Rafique offered the party line on how tough he had found it to play at international level. "Bangladesh are becoming better and I don't find it as hard as it was. A lot of teams struggled initially, like Sri Lanka, for instance. We're improving a lot, and there are many young players coming through who will take us further." It was possible to wonder in which type of spin he has received more coaching.

Last month Rafique was named as Bangladesh's first Player of the Year. The citation seemed to indicate that this was as much for the startling emergence of his batting as for his orthodox slow left-arm bowling. He had reached 30 only once in 19 Test innings when he scored a century in St Lucia last June. True, he went in with Bangladesh having reached the rare riches of 250 for 7, but he became only the 13th player in Tests to score a century batting at nine.

But his bowling also advan-ced. He was prominent in Bangladesh's seminal Test victory earlier this year with first-innings performances of 69 and 5 for 36 (all right, it was only against Zimbabwe, but the team craved any victory after 31 defeats and three charmed draws in their first 34 matches).

Rafique has always been on the right side of adequate as a left-arm spinner. He has played in half of the country's Tests, including the first, and he started his one-day career in the mid-Nineties on their return to limited-overs matches after a five-year gap. It is not wholly misplaced to judge his quality by the stature of his inaugural Test wicket, Rahul Dravid.

His victims have also included Brian Lara, and he caused some embarrassment for England by dismissing each member of their top five at least once in the two Test matches between the teams the winter before last. As a bowler he does the simple things well, and although it would be silly to make outlandish claims, only Sanath Jayasuriya has taken his wickets for fewer runs among left-arm spinners since Rafique made his debut.

This tour excites him as it clearly excites all the party.

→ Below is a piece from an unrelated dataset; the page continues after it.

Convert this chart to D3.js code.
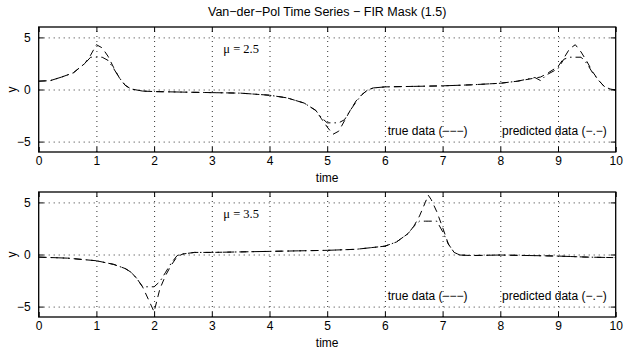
<!DOCTYPE html>
<html>
<head>
<meta charset="utf-8">
<script src="https://cdn.jsdelivr.net/npm/d3@7"></script>
<style>
  body { margin: 0; background: #fff; }
  svg text { font-family: "Liberation Sans", Arial, sans-serif; }
  .grid line { stroke: #333; stroke-dasharray: 1,4; }
  .grid path { display: none; }
  .ax path { display: none; }
  .ax line { stroke: #000; }
</style>
</head>
<body>
<div id="chart"></div>
<script>
// data
const titleText = 'Van\u2212der\u2212Pol Time Series \u2212 FIR Mask (1.5)'
const xTicks = [0, 1, 2, 3, 4, 5, 6, 7, 8, 9, 10]
const yTicks = [-5, 0, 5]
const yTickLabels = ['\u22125', '0', '5']

const timeTop = [0, 0.2, 0.4, 0.6, 0.8, 0.9, 1.0, 1.1, 1.2, 1.3, 1.4, 1.5, 1.6, 1.8, 2.0, 2.5, 3.0, 3.5, 4.0, 4.3, 4.6, 4.8, 4.9, 5.0, 5.1, 5.2, 5.3, 5.4, 5.5, 5.6, 5.7, 5.8, 6.0, 6.5, 7.0, 7.5, 8.0, 8.3, 8.6, 8.7, 8.8, 9.0, 9.1, 9.2, 9.3, 9.4, 9.5, 9.6, 9.7, 9.8, 9.9, 10.0]
const trueTop = [0.8, 0.85, 1.2, 1.6, 2.5, 3.3, 4.3, 4.0, 3.2, 2.1, 1.1, 0.4, 0.05, -0.15, -0.2, -0.25, -0.3, -0.35, -0.55, -0.8, -1.3, -2.0, -2.8, -3.6, -4.3, -4.0, -3.0, -2.0, -1.1, -0.5, -0.05, 0.15, 0.25, 0.3, 0.35, 0.45, 0.6, 0.8, 1.1, 1.2, 1.5, 2.2, 3.0, 3.9, 4.3, 3.6, 2.7, 1.7, 0.9, 0.3, 0.05, -0.05]
const predTop = [0.8, 0.85, 1.2, 1.6, 2.5, 3.1, 3.1, 3.1, 2.8, 2.0, 1.1, 0.4, 0.05, -0.15, -0.2, -0.25, -0.3, -0.35, -0.55, -0.8, -1.3, -2.0, -2.7, -3.2, -3.2, -3.2, -2.9, -2.0, -1.2, -0.5, -0.05, 0.15, 0.25, 0.3, 0.35, 0.45, 0.6, 0.8, 1.15, 0.85, 1.4, 2.0, 2.9, 3.1, 3.1, 3.1, 2.5, 1.6, 0.9, 0.3, 0.05, -0.05]

const timeBottom = [0, 0.5, 1.0, 1.3, 1.5, 1.6, 1.7, 1.8, 1.9, 2.0, 2.1, 2.2, 2.3, 2.4, 2.5, 2.7, 3.0, 3.5, 4.0, 4.5, 5.0, 5.5, 6.0, 6.2, 6.4, 6.5, 6.6, 6.7, 6.75, 6.8, 6.9, 7.0, 7.1, 7.2, 7.3, 7.5, 8.0, 8.5, 9.0, 9.5, 10.0]
const trueBottom = [-0.25, -0.35, -0.6, -0.95, -1.35, -1.7, -2.3, -3.1, -4.3, -5.5, -3.3, -2.0, -1.0, -0.2, 0.05, 0.2, 0.2, 0.25, 0.3, 0.35, 0.4, 0.5, 0.8, 1.2, 2.0, 2.7, 3.7, 5.0, 5.7, 5.3, 4.1, 2.6, 1.0, 0.2, -0.05, -0.1, -0.05, -0.1, -0.15, -0.25, -0.3]
const predBottom = [-0.25, -0.35, -0.6, -0.95, -1.35, -1.7, -2.3, -3.1, -3.1, -3.1, -2.6, -1.7, -0.8, -0.1, 0.05, 0.2, 0.2, 0.25, 0.3, 0.35, 0.4, 0.5, 0.8, 1.2, 2.0, 2.7, 3.2, 3.2, 3.2, 3.2, 3.2, 2.2, 1.0, 0.2, -0.05, -0.1, -0.05, -0.1, -0.15, -0.25, -0.3]

const muTop = '\u03bc = 2.5'
const muBottom = '\u03bc = 3.5'
const legendTrue = 'true data (\u2212\u2212\u2212)'
const legendPred = 'predicted data (\u2212.\u2212)'

// 1. Dimensions
let dimensions = {
    width: 624,
    height: 354,
    margin: { left: 38.7, right: 8.3 },
}
dimensions.boundedWidth = dimensions.width - dimensions.margin.left - dimensions.margin.right

// 2. Canvas
const wrapper = d3.select('#chart')
    .append('svg')
    .attr('width', dimensions.width)
    .attr('height', dimensions.height)

wrapper.append('text')
    .attr('x', dimensions.margin.left + dimensions.boundedWidth / 2)
    .attr('y', 16)
    .attr('text-anchor', 'middle')
    .attr('font-size', 12.5)
    .text(titleText)

// 3. Scales
const xScale = d3.scaleLinear()
    .domain([0, 10])
    .range([0, dimensions.boundedWidth])

function drawPanel(top, h, time, trueVals, predVals, mu) {
    const yScale = d3.scaleLinear()
        .domain([-6, 6])
        .range([h, 0])

    const bounds = wrapper.append('g')
        .attr('transform', `translate(${dimensions.margin.left},${top})`)

    // grid
    bounds.append('g')
        .attr('class', 'grid')
        .attr('transform', `translate(0,${h})`)
        .call(d3.axisBottom(xScale).tickValues(xTicks.slice(1, -1)).tickSize(-h).tickFormat(''))
    bounds.append('g')
        .attr('class', 'grid')
        .call(d3.axisLeft(yScale).tickValues(yTicks).tickSize(-dimensions.boundedWidth).tickFormat(''))

    // data
    const pts = time.map((t, i) => ({ t: t, a: trueVals[i], b: predVals[i] }))
    const lineTrue = d3.line().x(d => xScale(d.t)).y(d => yScale(d.a))
    const linePred = d3.line().x(d => xScale(d.t)).y(d => yScale(d.b))

    bounds.append('path')
        .attr('d', lineTrue(pts))
        .attr('fill', 'none')
        .attr('stroke', '#000')
        .attr('stroke-width', 1)
        .attr('stroke-dasharray', '7,5')
    bounds.append('path')
        .attr('d', linePred(pts))
        .attr('fill', 'none')
        .attr('stroke', '#000')
        .attr('stroke-width', 1)
        .attr('stroke-dasharray', '8,4,1.5,4')

    // ticks on all four sides, pointing inward
    const xAxis = bounds.append('g')
        .attr('class', 'ax')
        .attr('transform', `translate(0,${h})`)
        .call(d3.axisBottom(xScale).tickValues(xTicks).tickSize(-5).tickPadding(4))
    xAxis.selectAll('text').attr('font-size', 12).attr('fill', '#000').attr('dy', '0.75em')
    bounds.append('g')
        .attr('class', 'ax')
        .call(d3.axisTop(xScale).tickValues(xTicks).tickSize(-5).tickFormat(''))
    const yAxis = bounds.append('g')
        .attr('class', 'ax')
        .call(d3.axisLeft(yScale).tickValues(yTicks).tickSize(-5).tickPadding(8)
            .tickFormat((d, i) => yTickLabels[i]))
    yAxis.selectAll('text').attr('font-size', 12).attr('fill', '#000')
    bounds.append('g')
        .attr('class', 'ax')
        .attr('transform', `translate(${dimensions.boundedWidth},0)`)
        .call(d3.axisRight(yScale).tickValues(yTicks).tickSize(-5).tickFormat(''))

    // box
    bounds.append('rect')
        .attr('width', dimensions.boundedWidth)
        .attr('height', h)
        .attr('fill', 'none')
        .attr('stroke', '#000')
        .attr('stroke-width', 1.3)

    // labels
    bounds.append('text')
        .attr('x', dimensions.boundedWidth / 2)
        .attr('y', h + 30)
        .attr('text-anchor', 'middle')
        .attr('font-size', 12)
        .text('time')
    bounds.append('text')
        .attr('transform', `translate(-23,${yScale(0)}) rotate(-90)`)
        .attr('text-anchor', 'middle')
        .attr('font-size', 12)
        .text('y')
    bounds.append('text')
        .attr('x', xScale(3.2))
        .attr('y', yScale(3.5))
        .style('font-family', '"Liberation Serif", "Times New Roman", serif')
        .attr('font-size', 12.5)
        .text(mu)
    bounds.append('text')
        .attr('x', xScale(6.05))
        .attr('y', yScale(-4.4))
        .attr('font-size', 12)
        .text(legendTrue)
    bounds.append('text')
        .attr('x', xScale(8.03))
        .attr('y', yScale(-4.4))
        .attr('font-size', 12)
        .text(legendPred)
}

drawPanel(27, 125, timeTop, trueTop, predTop, muTop)
drawPanel(192, 125, timeBottom, trueBottom, predBottom, muBottom)
</script>
</body>
</html>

Playing at Lord's on Thursday week will be the achievement of an ambition that would never have formed but for the International Cricket Council's decision to give Bangladesh Test status five years ago.

Rafique remembered it coming in the wake of the unexpected victory against Pakistan in the 1999 World Cup. He played in that match and suggested that it changed things forever. "Soccer was more popular in Bangladesh and more people played it than cricket," he said. "I was a soccer player first and foremost and used to play some street cricket with my friends from the village.

"The ICC Trophy was held in the country in 1997 and that helped to make cricket really popular with the ordinary people. But then came the World Cup win and the fact that we became a Test-playing nation after that."

The irony will never disappear that Bangladesh's application for Test status was given an enormous fillip by a World Cup victory over Pakistan the probity of which was subject to serious doubts. This subject is also off-limits.

Rafique is not the first sub-continental cricketer to be discovered playing in the street. Thrust into a second-division club team, he began as a left-arm seamer (as did Ashley Giles). He tried spin on the advice of Wasim Haider, the former Pakistan one-day player, and was shortly after in the Bangladesh squad, which he has never been out of since.

He turns 35 today, although he hardly looks it. He comes from a middle-class family, with a brother in the garment trade. There were no bold claims about how well they can do against England. Instead, there was an edge of realism. "We have come from a very hot place and England is very cold and that will make a difference," said Mohammad Rafique.